Abb.2: Die Originalabbildung des DWD (oben) und die nachvollzogene Berechnung mit Originaldaten und dem Loess-Tiefpass (Schwarz) sowie dem linearen Trend (rot) 1881-2024.
Das Ergebnis ist identisch. Die Methode funktioniert also.
Nun wird gezeigt, welche Auswirkungen es auf den Loess – Tiefpass hat für die Temperaturen ab 1980.

Abb. 3 Deutschland-Temperaturen nach 1980.
Es sind 4 Fälle beschrieben:
- Die Daten seien nur bis 2010 bekannt, die Umstellung des DWD auf Loess- Filter wäre 2011 erfolgt. Man hätte bei der Filterkurve (blau fett) abgelesen: Temperatur geglättet in 2010: 9,36 °C.
- Die Daten seien bis 2015 bekannt (gelb). Für 2010 hätte man dann gefunden: 9,41°C und für 2015: 9,46 °C
- Die Daten seien bis 2024 bekannt, der Fall ist real. Für 2010 liest man nun ab: 9,5 °C, für 2015: 9,69°C und für 2024:10,44 °C
- Es sind (hypothetische) Werte für 2025 und 2026 angefügt, die weniger warm sind. Das ist so unwahrscheinlich nicht, war doch das erste Quartal 2025 in Deutschland im Mittel recht genau 2°C kühler (in der “Nomenklatur” hätte man zu formulieren: “weniger heiß” 😉) als 2024, in ganz Europa waren es 0,8°C. Angenommen also, es würde für das Jahr 2025 eine 1°C geringere Temperatur festgestellt als 2024 und 2026 wäre nur wenig wärmer als 2025.
Das ist der gestrichelte Fall in Abb.3. Auf einmal würde man die Temperatur für 2024 nicht mehr zu 10,44 °C definieren durch den Loess-Filter, sondern 10,22°C, über 2/10 °C weniger, obwohl sich die Daten bis 2024 selbst überhaupt nicht geändert haben!

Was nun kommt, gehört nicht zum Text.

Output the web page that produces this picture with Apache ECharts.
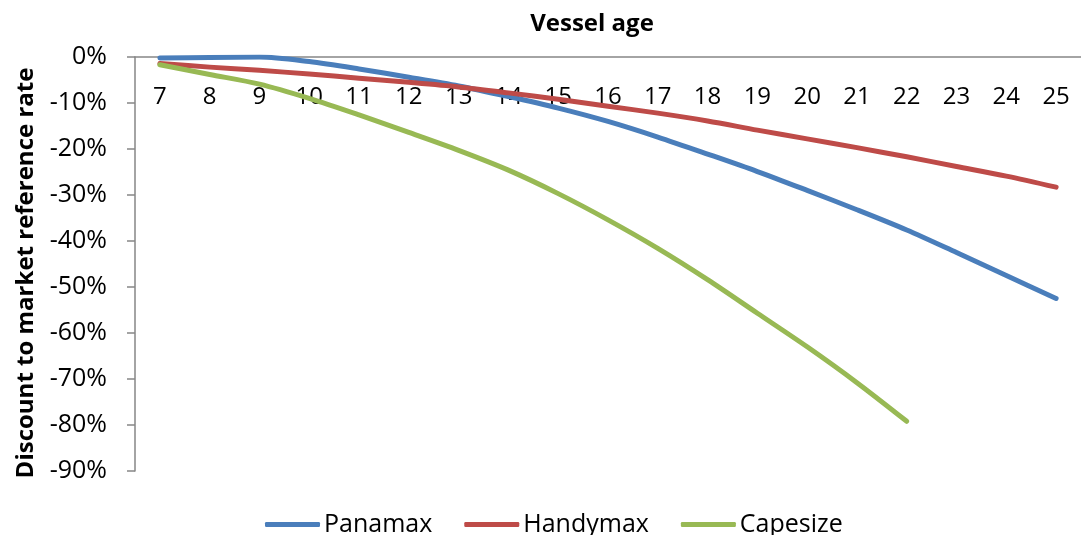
<!DOCTYPE html>
<html>
<head>
<meta charset="utf-8">
<style>
  html, body { margin: 0; padding: 0; background: #ffffff; }
  #chart { width: 1081px; height: 535px; }
</style>
<script src="https://cdn.jsdelivr.net/npm/echarts@6/dist/echarts.min.js"></script>
</head>
<body>
<div id="chart"></div>
<script>
// Vessel age (years)
const ages = ['7','8','9','10','11','12','13','14','15','16','17','18','19','20','21','22','23','24','25'];

// Discount to market reference rate, in percent
const panamax   = [-0.2, -0.1, 0.0, -1.0, -2.6, -4.4, -6.3, -8.6, -11.1, -14.0, -17.4, -21.1, -24.9, -29.0, -33.2, -37.6, -42.5, -47.5, -52.5];
const handymax  = [-1.4, -2.2, -2.9, -3.7, -4.6, -5.5, -6.5, -7.8, -9.2, -10.7, -12.2, -13.9, -15.9, -17.8, -19.7, -21.7, -23.8, -25.9, -28.3];
const capesize  = [-1.7, -3.8, -5.9, -9.0, -12.6, -16.4, -20.3, -24.6, -29.7, -35.4, -41.6, -48.4, -55.7, -63.0, -70.8, -79.2, null, null, null];

const yTicks = { min: -90, max: 0, step: 10 };

const FONT = '"Open Sans", "Noto Sans", sans-serif';
const AXIS_GREY = '#868686';

const chart = echarts.init(document.getElementById('chart'), null, { renderer: 'canvas' });

function lineSeries(name, data, color) {
  return {
    name: name,
    type: 'line',
    data: data,
    smooth: 0.3,
    showSymbol: false,
    symbol: 'none',
    connectNulls: false,
    lineStyle: { color: color, width: 5, cap: 'round', join: 'round' },
    itemStyle: { color: color },
    emphasis: { disabled: true }
  };
}

chart.setOption({
  animation: false,
  backgroundColor: '#ffffff',
  graphic: [
    {
      // axis title above the category axis
      type: 'text',
      x: 592,
      y: 24,
      style: {
        text: 'Vessel age',
        font: 'bold 24px ' + FONT,
        fill: '#000000',
        align: 'center',
        verticalAlign: 'middle'
      }
    },
    {
      // value axis title, reading bottom to top
      type: 'text',
      x: 26,
      y: 273,
      rotation: Math.PI / 2,
      style: {
        text: 'Discount to market reference rate',
        font: 'bold 24px ' + FONT,
        fill: '#000000',
        align: 'center',
        verticalAlign: 'middle'
      }
    }
  ],
  grid: { left: 135, top: 57, width: 950, height: 414, containLabel: false },
  legend: {
    left: 260,
    top: 507,
    icon: 'roundRect',
    itemWidth: 55,
    itemHeight: 5,
    itemGap: 32,
    textStyle: { fontFamily: FONT, fontSize: 25, color: '#000000', padding: [0, 0, 0, -1] },
    data: ['Panamax', 'Handymax', 'Capesize']
  },
  xAxis: {
    type: 'category',
    position: 'top',
    data: ages,
    boundaryGap: true,
    axisLine: { lineStyle: { color: AXIS_GREY, width: 1.5 } },
    axisTick: { inside: true, length: 8, lineStyle: { color: AXIS_GREY, width: 1.5 } },
    axisLabel: { inside: true, margin: 28, fontFamily: FONT, fontSize: 24, color: '#000000' },
    splitLine: { show: false }
  },
  yAxis: {
    type: 'value',
    min: yTicks.min,
    max: yTicks.max,
    interval: yTicks.step,
    axisLine: { show: true, lineStyle: { color: AXIS_GREY, width: 1.5 } },
    axisTick: { show: true, inside: false, length: 8, lineStyle: { color: AXIS_GREY, width: 1.5 } },
    axisLabel: { margin: 28, fontFamily: FONT, fontSize: 25, color: '#000000', formatter: '{value}%' },
    splitLine: { show: false }
  },
  series: [
    lineSeries('Panamax', panamax, '#4A7EBB'),
    lineSeries('Handymax', handymax, '#BE4B48'),
    lineSeries('Capesize', capesize, '#98B954')
  ]
});
</script>
</body>
</html>
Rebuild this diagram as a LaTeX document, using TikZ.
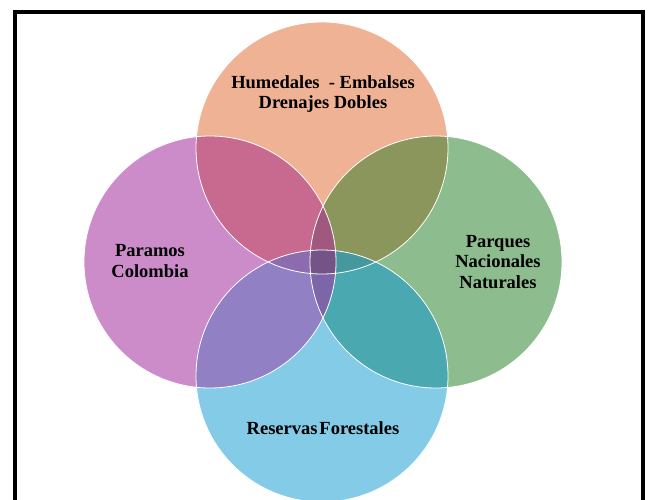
\documentclass[tikz,border=0pt]{standalone}
\usepackage{fontspec}
\setmainfont{Liberation Serif}
\definecolor{cT}{HTML}{F0B294}
\definecolor{cL}{HTML}{CC8CCA}
\definecolor{cR}{HTML}{8DBC8E}
\definecolor{cB}{HTML}{84CBE7}
\definecolor{cTL}{HTML}{C8698F}
\definecolor{cTR}{HTML}{8A965B}
\definecolor{cLB}{HTML}{9280C4}
\definecolor{cRB}{HTML}{4AA8B0}
\definecolor{cTLR}{HTML}{A0587E}
\definecolor{cTLB}{HTML}{8C6CAE}
\definecolor{cTRB}{HTML}{44989E}
\definecolor{cLRB}{HTML}{7C66A8}
\definecolor{cAll}{HTML}{745486}
\begin{document}
\begin{tikzpicture}[x=1pt,y=-1pt,
  lbl/.style={align=center,font=\fontsize{18.5}{20.5}\selectfont\bfseries,text=black,inner sep=0pt},
  rim/.style={draw=white,line width=0.8pt}]
\useasboundingbox (0,0) rectangle (651,499);
\clip (0,0) rectangle (651,499);
\fill[white] (0,0) rectangle (651,499);
\def\pT{(322,148) circle[radius=126pt]}
\def\pL{(210,262) circle[radius=126pt]}
\def\pR{(436,262) circle[radius=126pt]}
\def\pB{(322,376) circle[radius=126pt]}
% single circles
\fill[cT] \pT;
\fill[cR] \pR;
\fill[cB] \pB;
\fill[cL] \pL;
% pair overlaps
\begin{scope}\clip \pT; \fill[cTL] \pL; \end{scope}
\begin{scope}\clip \pT; \fill[cTR] \pR; \end{scope}
\begin{scope}\clip \pL; \fill[cLB] \pB; \end{scope}
\begin{scope}\clip \pR; \fill[cRB] \pB; \end{scope}
% triple overlaps
\begin{scope}\clip \pT; \clip \pL; \fill[cTLR] \pR; \end{scope}
\begin{scope}\clip \pT; \clip \pL; \fill[cTLB] \pB; \end{scope}
\begin{scope}\clip \pT; \clip \pR; \fill[cTRB] \pB; \end{scope}
\begin{scope}\clip \pL; \clip \pR; \fill[cLRB] \pB; \end{scope}
% quadruple overlap
\begin{scope}\clip \pT; \clip \pL; \clip \pR; \fill[cAll] \pB; \end{scope}
% white rims
\draw[rim] \pT; \draw[rim] \pR; \draw[rim] \pB; \draw[rim] \pL;
% labels
\node[lbl] (hum) at (323,94) {Humedales\ \ - Embalses\\Drenajes Dobles};
\node[lbl] (par) at (150,261) {Paramos\\Colombia};
\node[lbl] (pnn) at (498,262) {Parques\\Nacionales\\Naturales};
\node[lbl] (res) at (323,428) {Reservas\hspace{0.1em}Forestales};
% frame
\draw[line width=4pt] (15,520) -- (15,12) -- (643,12) -- (643,520);
\end{tikzpicture}
\end{document}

Das ist etwas, was für einen „rechtschaffenden Buchhalter“, wie es der DWD für Daten zu sein hat, nicht hinnehmbar ist, sollte man meinen. Man wollte wohl auch einen „Klima-Schaueffekt“. Hätte man wenigstens den Unsicherheitsbereich erwähnt, er ist in Abb.2 oben vom DWD kaum sichtbar in blass-grau vermerkt. Man war sich voll bewusst über die Eigenschaften des Tiefpasses, der graue Bereich wird zu den Enden hin größer und das führt zu einer Unsicherheit von ca. +-0,5 °C dort. Die kommunizierten “ernüchternden” 2,5 °C sind also recht unsicher bei Licht besehen, denn es kommt ja noch die Unschärfe bei 1881 hinzu für die Differenz. Nur nicht in der Pressemitteilung.
Am Ende gilt wohl auch für den DWD: Show oder „rechtschaffender Buchhalter“, eines geht nur.